Milton, Djavan, Melodia

A música está na sua vida desde cedo. “Um tio tinha uma banda de reggae, o meu pai escutava muito reggae e tocava aos finais de semana, então a gente tem uma relação com a música muito forte, mas ninguém vivia da música. Tudo muito amador, mas muito presente. Por isso a educação musical que tenho vem de casa: muito Djavan, muito Luiz Melodia, muito reggae. Essa memória afectiva atravessa meu trabalho.”

Influências? “Fundamentalmente a música preta brasileira, que bebe da música preta norte-americana, o Milton, o Djavan, o Luiz Melodia, esse tripé. E a música feita na Bahia, porque Salvador é muito musical, tão no corpo, no jeito que a gente fala, que a gente se expressa, que a gente dança.” Isso a par do que ouviam os progenitores: “O meu pai ouvia muita música de África, mas também Tracy Chapman, a minha mãe já ia para o jazz, Etta James, Sarah Vaughan, era muito a música negra do mundo.”

Essa herança reflecte-se no que hoje faz: “Tudo isso vem muito forte na minha música e no disco, tanto que ele é pensado a partir da percussão.

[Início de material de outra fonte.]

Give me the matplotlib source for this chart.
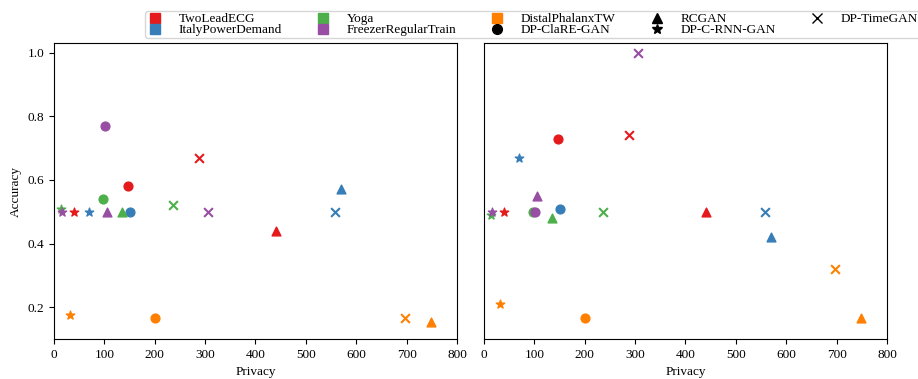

O meu produtor [Sebastian Notini] é sueco, mas está radicado na Bahia há mais de dez anos, já é mais baiano que eu. É baterista e percussionista, filho de um baterista de jazz, mas toca também com pulsão, fez pesquisa dos ritmos africanos e afro-baianos. Ter um produtor com uma mentalidade mais percussiva fez com que o disco tivesse essa rítmica.”

Um Corpo no Mundo foi lançado no Brasil no Outubro de 2017, em 2018 no Japão e este ano na Europa. Antes, Luedji tinha coisas avulsas na Internet, onde começou.

“Continuo sendo negra”

A eleição de Jair Bolsonaro é vista por Luedji de forma clara, mas muito peculiar: “A gente está num contexto político muito complicado. Mas a vitória desse presidente, que não é o meu presidente, mas é o actual presidente, é o reflexo dos avanços que as minorias conquistaram durante esses anos, por pressão dos movimentos sociais.” Na música brasileira, por exemplo, Luedji diz que há hoje “outras referências de cantoras”: “A gente tem cantora negra, compositora negra, trans, gay, etc. A gente encontrou brechas no governo anterior para conseguir se espraiar, ter visibilidade, para pautar a nossa arte pelo que é necessário e precisa ser dito. Então como reacção (‘esse país tá muito preto, muito gay’), isso começou a gerar um incómodo numa categoria do Brasil que sempre existiu. O racismo sempre existiu, o neo-nazismo e a LGBT-fobia também, mas eles não deram conta do nosso avanço. É mais resposta do que vitória.”

“As pessoas ficaram com um sentimento de muito temor, emigrando, querendo sair do Brasil”, analisa. “Mas eu, enquanto mulher preta, mesmo nos anos de um governo de esquerda que beneficiou a população negra e de baixa renda no Brasil, continuo sendo negra. A história do Brasil assenta na escravidão, e nesses 400 e poucos anos esse povo resistiu, só mudou o nome do algoz. Eu tenho tecnologias de subversão e de resistência porque é a minha história, não é novidade para mim essa violência. A cada três minutos, um jovem negro é morto no Brasil. E, no entanto, a gente está lá.”